Step 3: Plan Your Directory Structure

# Recommended server directory layout
/var/www/
├── myapp.com/
│   ├── current -> /var/www/myapp.com/releases/20250115/
│   ├── releases/
│   │   ├── 20250115/
│   │   └── 20250114/
│   ├── shared/
│   │   ├── .env
│   │   ├── storage/
│   │   └── uploads/
│   └── logs/ -> /var/log/myapp/

/etc/nginx/
├── sites-available/
│   └── myapp.com.conf
├── sites-enabled/
│   └── myapp.com.conf -> ../sites-available/myapp.com.conf
└── ssl/
    ├── myapp.com.crt
    └── myapp.com.key

/var/backups/
├── daily/
├── weekly/
└── monthly/

Step 4: Plan Your Security Layers

# Security architecture checklist
Layer 1: Network
  □ Cloudflare or CDN in front (DDoS protection)
  □ Firewall (ufw/firewalld) allowing only needed ports
  □ Fail2ban for brute-force protection
  □ SSH key-only authentication

Layer 2: Application
  □ HTTPS everywhere (Let's Encrypt)
  □ Security headers (CSP, HSTS, X-Frame-Options)
  □ Rate limiting on API endpoints
  □ Input validation and output encoding

Layer 3: Data
  □ Database accessible only from app server (bind 127.0.0.1)
  □ Encrypted backups
  □ Secrets in environment variables, not code
  □ Regular security updates (unattended-upgrades)
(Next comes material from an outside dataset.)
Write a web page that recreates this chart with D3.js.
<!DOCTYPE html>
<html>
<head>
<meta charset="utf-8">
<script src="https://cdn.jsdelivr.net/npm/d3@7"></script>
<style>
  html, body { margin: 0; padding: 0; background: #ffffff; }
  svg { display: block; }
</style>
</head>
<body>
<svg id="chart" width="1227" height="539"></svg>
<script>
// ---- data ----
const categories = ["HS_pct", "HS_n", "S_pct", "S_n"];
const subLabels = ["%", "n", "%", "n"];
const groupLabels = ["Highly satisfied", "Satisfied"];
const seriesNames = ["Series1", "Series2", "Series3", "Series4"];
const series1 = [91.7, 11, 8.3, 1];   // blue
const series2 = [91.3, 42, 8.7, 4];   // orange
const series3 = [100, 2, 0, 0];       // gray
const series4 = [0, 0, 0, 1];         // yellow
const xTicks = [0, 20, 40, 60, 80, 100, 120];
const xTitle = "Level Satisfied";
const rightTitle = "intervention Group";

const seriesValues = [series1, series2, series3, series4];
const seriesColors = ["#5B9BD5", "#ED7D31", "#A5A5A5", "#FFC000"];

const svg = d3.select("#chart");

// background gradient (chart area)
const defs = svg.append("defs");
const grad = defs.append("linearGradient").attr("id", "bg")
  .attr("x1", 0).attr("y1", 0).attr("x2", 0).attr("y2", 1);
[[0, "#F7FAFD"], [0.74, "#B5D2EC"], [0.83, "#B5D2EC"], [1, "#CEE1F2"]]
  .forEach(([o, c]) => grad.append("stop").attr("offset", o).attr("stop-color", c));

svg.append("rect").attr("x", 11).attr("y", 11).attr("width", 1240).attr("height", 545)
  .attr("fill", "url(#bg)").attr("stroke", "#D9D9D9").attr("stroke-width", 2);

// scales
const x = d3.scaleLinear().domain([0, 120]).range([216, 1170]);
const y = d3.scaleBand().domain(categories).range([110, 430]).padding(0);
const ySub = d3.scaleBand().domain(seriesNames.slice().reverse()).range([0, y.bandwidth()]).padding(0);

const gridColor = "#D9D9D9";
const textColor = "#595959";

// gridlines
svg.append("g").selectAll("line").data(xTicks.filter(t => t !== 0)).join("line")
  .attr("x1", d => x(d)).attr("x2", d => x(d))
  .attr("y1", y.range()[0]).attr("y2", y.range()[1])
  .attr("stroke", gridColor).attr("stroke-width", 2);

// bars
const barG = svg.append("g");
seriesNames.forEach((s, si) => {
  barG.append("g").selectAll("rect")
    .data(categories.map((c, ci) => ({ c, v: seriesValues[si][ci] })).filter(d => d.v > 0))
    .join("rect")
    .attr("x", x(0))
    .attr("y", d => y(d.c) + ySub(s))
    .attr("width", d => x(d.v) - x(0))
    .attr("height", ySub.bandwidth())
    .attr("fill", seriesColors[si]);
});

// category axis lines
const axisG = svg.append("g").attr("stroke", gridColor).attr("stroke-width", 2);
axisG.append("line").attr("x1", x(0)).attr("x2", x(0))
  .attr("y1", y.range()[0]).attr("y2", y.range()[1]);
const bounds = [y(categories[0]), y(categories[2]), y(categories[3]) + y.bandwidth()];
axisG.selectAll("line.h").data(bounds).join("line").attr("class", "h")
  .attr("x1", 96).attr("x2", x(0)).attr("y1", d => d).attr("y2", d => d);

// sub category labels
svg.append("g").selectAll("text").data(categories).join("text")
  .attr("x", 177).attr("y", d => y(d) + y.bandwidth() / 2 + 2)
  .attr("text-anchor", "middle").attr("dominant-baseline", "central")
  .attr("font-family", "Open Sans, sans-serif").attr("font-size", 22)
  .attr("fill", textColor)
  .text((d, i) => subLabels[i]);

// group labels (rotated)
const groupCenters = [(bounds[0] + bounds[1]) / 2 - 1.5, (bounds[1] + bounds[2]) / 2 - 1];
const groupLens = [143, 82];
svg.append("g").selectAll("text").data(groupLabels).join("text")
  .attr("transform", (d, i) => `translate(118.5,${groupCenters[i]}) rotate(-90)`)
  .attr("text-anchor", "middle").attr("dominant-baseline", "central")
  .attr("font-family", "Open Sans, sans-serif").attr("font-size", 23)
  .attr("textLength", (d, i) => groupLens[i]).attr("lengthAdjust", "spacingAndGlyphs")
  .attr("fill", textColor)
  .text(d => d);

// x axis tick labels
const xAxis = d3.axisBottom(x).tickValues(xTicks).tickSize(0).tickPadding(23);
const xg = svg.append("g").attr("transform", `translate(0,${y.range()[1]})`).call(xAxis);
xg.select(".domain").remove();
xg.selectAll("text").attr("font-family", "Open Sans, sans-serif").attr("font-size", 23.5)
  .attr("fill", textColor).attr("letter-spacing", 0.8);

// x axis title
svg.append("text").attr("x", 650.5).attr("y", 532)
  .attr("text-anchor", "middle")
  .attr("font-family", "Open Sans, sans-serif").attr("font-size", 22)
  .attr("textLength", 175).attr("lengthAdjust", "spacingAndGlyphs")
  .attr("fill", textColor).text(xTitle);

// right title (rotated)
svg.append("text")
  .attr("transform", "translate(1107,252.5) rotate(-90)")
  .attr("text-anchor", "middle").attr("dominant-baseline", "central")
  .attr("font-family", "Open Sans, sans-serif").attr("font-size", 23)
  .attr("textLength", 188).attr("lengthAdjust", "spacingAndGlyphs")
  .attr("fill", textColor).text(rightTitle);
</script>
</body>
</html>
Step 5: Plan Your Backup Strategy

# The 3-2-1 backup rule:
# 3 copies of your data
# 2 different storage media
# 1 offsite copy

# Example backup plan:
# Daily: Database dump + file snapshot → local storage
# Weekly: Full server snapshot → provider snapshots
# Monthly: Encrypted backup → offsite (S3, Backblaze B2)
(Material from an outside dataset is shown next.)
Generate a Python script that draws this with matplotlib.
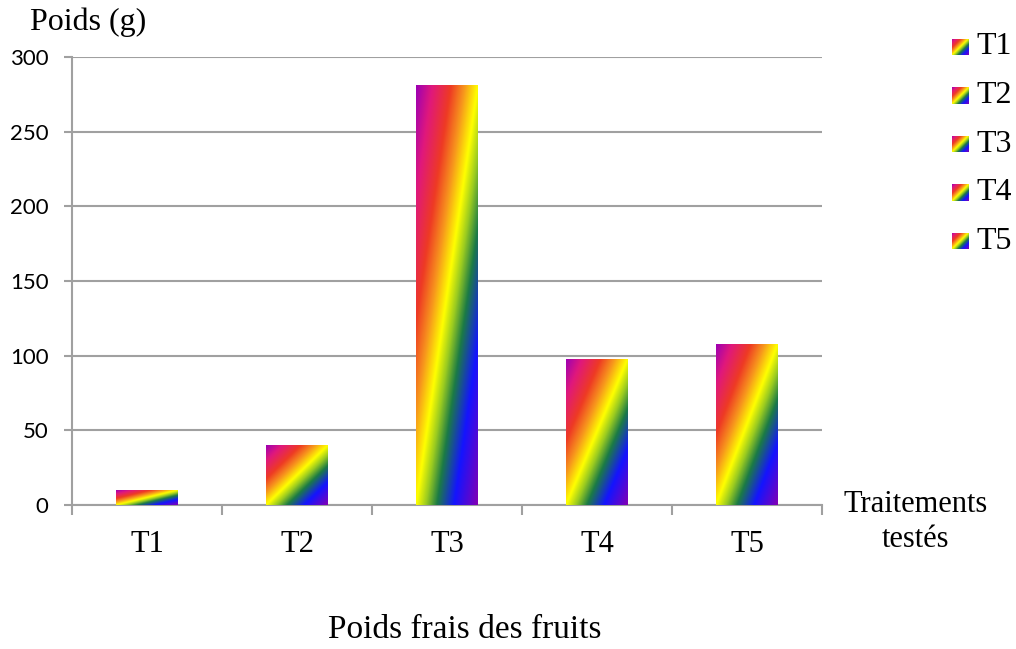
import numpy as np
import matplotlib
matplotlib.use("Agg")
import matplotlib.pyplot as plt
from matplotlib.colors import LinearSegmentedColormap

# data
categories = ["T1", "T2", "T3", "T4", "T5"]
poids = [10, 40, 281, 98, 108]

# rainbow gradient (Excel-style preset)
rainbow = LinearSegmentedColormap.from_list("rainbow_xl", [
    (0.00, "#9c00b4"),
    (0.13, "#e0187c"),
    (0.28, "#ee3a24"),
    (0.39, "#f7941d"),
    (0.50, "#ffff00"),
    (0.58, "#9ccc20"),
    (0.67, "#1b7b45"),
    (0.81, "#1414ff"),
    (1.00, "#8200b4"),
])
n = 200
u, v = np.meshgrid(np.linspace(0, 1, n), np.linspace(0, 1, n))
grad = rainbow((u + v) / 2)

serif = "Liberation Serif"
sans = "Lato"
grey = "#a0a0a0"

fig = plt.figure(figsize=(10.16, 6.49), dpi=100)
ax = fig.add_axes([72 / 1016, 1 - 505 / 649, 750 / 1016, 448 / 649])

x = np.arange(len(categories))
width = 0.41
bars = ax.bar(x, poids, width=width, color="none", zorder=3)
for b in bars:
    x0, y0 = b.get_x(), b.get_y()
    im = ax.imshow(grad, extent=(x0, x0 + b.get_width(), y0, y0 + b.get_height()),
                   origin="upper", aspect="auto", zorder=3, interpolation="bilinear")
    im.set_clip_path(b)

ax.set_xlim(-0.5, len(categories) - 0.5)
ax.set_ylim(0, 300)
ax.set_yticks(range(0, 301, 50))
ax.yaxis.grid(True, color=grey, lw=1.5, zorder=0)
ax.set_axisbelow(True)

ax.set_xticks(x)
ax.set_xticklabels(categories, fontfamily=serif, fontsize=22)
ax.set_xticks(np.arange(-0.5, len(categories), 1), minor=True)
ax.tick_params(axis="x", which="major", length=0, pad=18)
ax.tick_params(axis="x", which="minor", length=7, width=1.5, color=grey, direction="out")
ax.tick_params(axis="y", length=6, width=1.5, color=grey, direction="out", pad=11)
for lab in ax.get_yticklabels():
    lab.set_fontfamily(sans)
    lab.set_fontsize(16)

for s in ["top", "right"]:
    ax.spines[s].set_visible(False)
for s in ["left", "bottom"]:
    ax.spines[s].set_color(grey)
    ax.spines[s].set_linewidth(1.5)

fig.text(30 / 1016, 1 - 22 / 649, "Poids (g)", fontfamily=serif, fontsize=23,
         ha="left", va="center")
fig.text(916 / 1016, 1 - 522 / 649, "Traitements\ntestés", fontfamily=serif, fontsize=22,
         ha="center", va="center", linespacing=1.3)
fig.text(465 / 1016, 1 - 630 / 649, "Poids frais des fruits", fontfamily=serif,
         fontsize=24, ha="center", va="center")

# legend
for i, cat in enumerate(categories):
    yc = 47 + i * 48.5
    lax = fig.add_axes([952 / 1016, 1 - (yc + 8.5) / 649, 17 / 1016, 17 / 649])
    lax.imshow(grad, origin="upper", aspect="auto", extent=(0, 1, 0, 1))
    lax.set_axis_off()
    fig.text(976 / 1016, 1 - yc / 649, cat, fontfamily=serif, fontsize=23,
             ha="left", va="center")

fig.savefig("out.png", dpi=100)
# Automate with a cron job:
# 0 3 * * * /usr/local/bin/backup.sh >> /var/log/backup.log 2>&1

Step 6: Document Everything

# Create a server runbook with:
# 1. Architecture diagram
# 2. IP addresses and DNS records
# 3. Software versions and configurations
# 4. Deployment procedure
# 5. Backup and restore procedures
# 6. Monitoring and alerting setup
# 7. Incident response contacts
# 8. Common troubleshooting steps

Time spent planning is never wasted. A well-planned architecture is easier to secure, easier to maintain, and easier to scale when the time comes.